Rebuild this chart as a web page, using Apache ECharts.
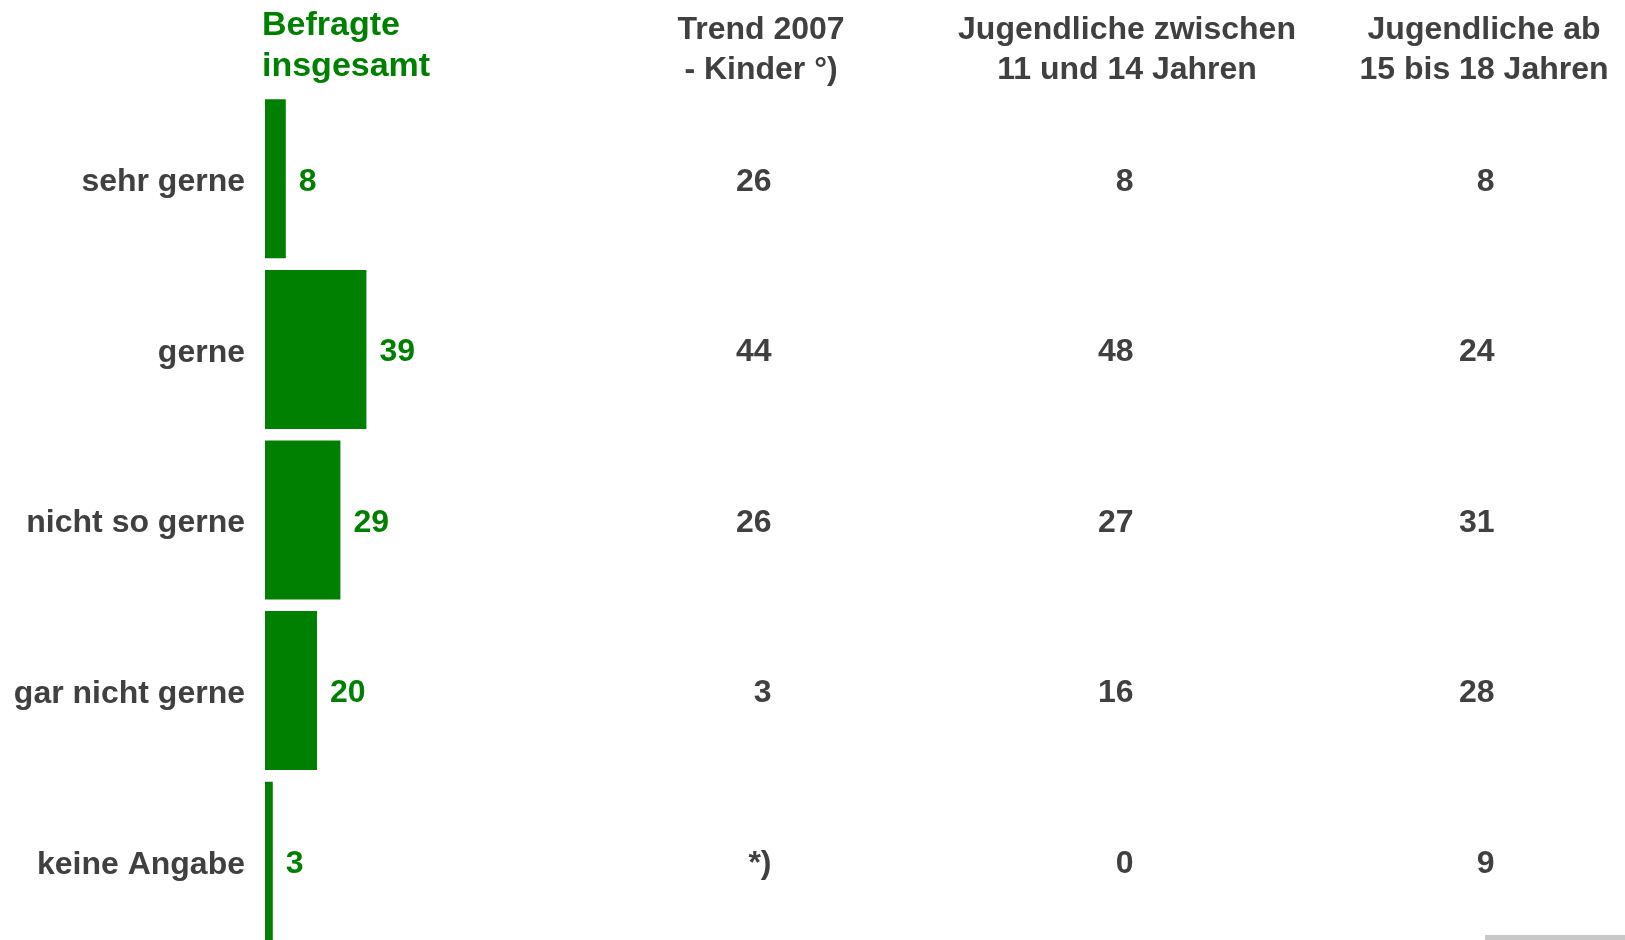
<!DOCTYPE html>
<html>
<head>
<meta charset="utf-8">
<script src="https://cdn.jsdelivr.net/npm/echarts@6/dist/echarts.min.js"></script>
<style>
  html, body { margin: 0; padding: 0; background: #fff; }
  #chart { width: 1625px; height: 940px; }
</style>
</head>
<body>
<div id="chart"></div>
<script>
// Daten
const categories = ["sehr gerne", "gerne", "nicht so gerne", "gar nicht gerne", "keine Angabe"];
const befragteInsgesamt = [8, 39, 29, 20, 3];
const trend2007Kinder = ["26", "44", "26", "3", "*)"];
const jugendliche11bis14 = ["8", "48", "27", "16", "0"];
const jugendliche15bis18 = ["8", "24", "31", "28", "9"];
const columnHeaders = ["Trend 2007\n- Kinder °)", "Jugendliche zwischen\n11 und 14 Jahren", "Jugendliche ab\n15 bis 18 Jahren"];

const GREEN = "#008000";
const GRAY = "#404040";
const FONT = "'Liberation Sans', Arial, sans-serif";

const chart = echarts.init(document.getElementById("chart"));

// Rechte Spalten: je ein eigenes Grid, Text rechtsbündig
const columns = [trend2007Kinder, jugendliche11bis14, jugendliche15bis18];
const columnRight = [772, 1134, 1495];
const columnCenter = [761, 1127, 1484];
const gridTop = 93.5;
const gridHeight = 853;

const grids = [{ left: 265, width: 260, top: gridTop, height: gridHeight, outerBoundsMode: "none", containLabel: false }];
const xAxes = [{ type: "value", min: 0, max: 100, show: false, gridIndex: 0 }];
const yAxes = [{
  type: "category",
  data: categories,
  inverse: true,
  gridIndex: 0,
  axisLine: { show: false },
  axisTick: { show: false },
  axisLabel: {
    margin: 20,
    formatter: (v) => "{c|" + v + "}",
    rich: {
      c: { color: GRAY, fontSize: 32, fontWeight: "bold", fontFamily: FONT, padding: [7, 0, 0, 0] }
    }
  }
}];
const series = [{
  type: "bar",
  xAxisIndex: 0,
  yAxisIndex: 0,
  data: befragteInsgesamt,
  barWidth: 159,
  itemStyle: { color: GREEN },
  label: {
    show: true,
    position: "right",
    distance: 13,
    offset: [0, 3],
    color: GREEN,
    fontSize: 32,
    fontWeight: "bold",
    fontFamily: FONT
  },
  silent: true
}];

columns.forEach((col, k) => {
  const g = k + 1;
  grids.push({ left: columnRight[k] - 10, width: 10, top: gridTop, height: gridHeight, outerBoundsMode: "none", containLabel: false });
  xAxes.push({ type: "value", min: 0, max: 1, show: false, gridIndex: g });
  yAxes.push({ type: "category", data: categories, inverse: true, show: false, gridIndex: g });
  series.push({
    type: "scatter",
    xAxisIndex: g,
    yAxisIndex: g,
    symbolSize: 1,
    itemStyle: { color: "rgba(0,0,0,0)", opacity: 1 },
    data: col.map((v, i) => ({ value: [1, i], name: v })),
    label: {
      show: true,
      position: "left",
      distance: 0,
      offset: [0, 3],
      formatter: (p) => p.name,
      color: GRAY,
      opacity: 1,
      fontSize: 32,
      fontWeight: "bold",
      fontFamily: FONT
    },
    silent: true
  });
});

const headerGraphics = [{
  type: "text",
  x: 262,
  y: 46,
  style: {
    text: "Befragte\ninsgesamt",
    fill: GREEN,
    font: "bold 34px " + FONT,
    lineHeight: 41,
    textAlign: "left",
    textVerticalAlign: "middle"
  }
}];
columnHeaders.forEach((h, k) => {
  headerGraphics.push({
    type: "text",
    x: columnCenter[k],
    y: 50,
    style: {
      text: h,
      fill: GRAY,
      font: "bold 32px " + FONT,
      lineHeight: 40,
      textAlign: "center",
      textVerticalAlign: "middle"
    }
  });
});
headerGraphics.push({
  type: "rect",
  shape: { x: 1485, y: 935, width: 140, height: 5 },
  style: { fill: "#c8c8c8" }
});

chart.setOption({
  animation: false,
  grid: grids,
  xAxis: xAxes,
  yAxis: yAxes,
  series: series,
  graphic: headerGraphics
});

window.addEventListener("resize", () => chart.resize());
</script>
</body>
</html>
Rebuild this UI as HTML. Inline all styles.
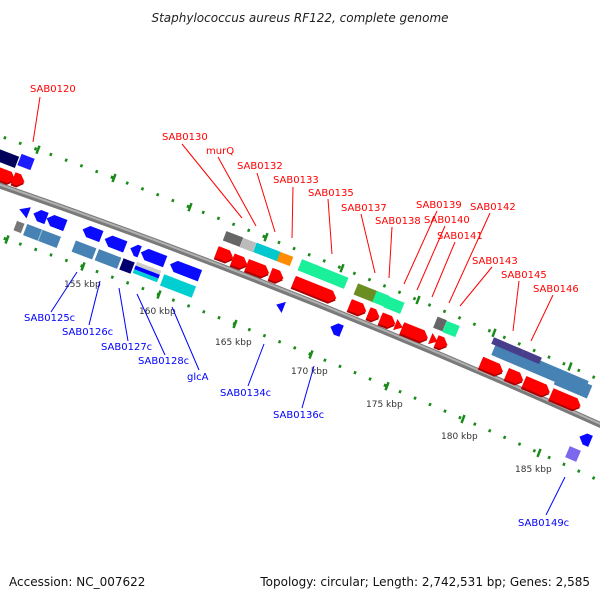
* * *
(DESCRIPTION OF THE TASK) Only lines that contain the word "Rebuild" are wanted; copy each of them.

(WRITTEN RESPONSE)
Rebuild this chart as a web page, using Apache ECharts.
Rebuild this UI as HTML. Inline all styles.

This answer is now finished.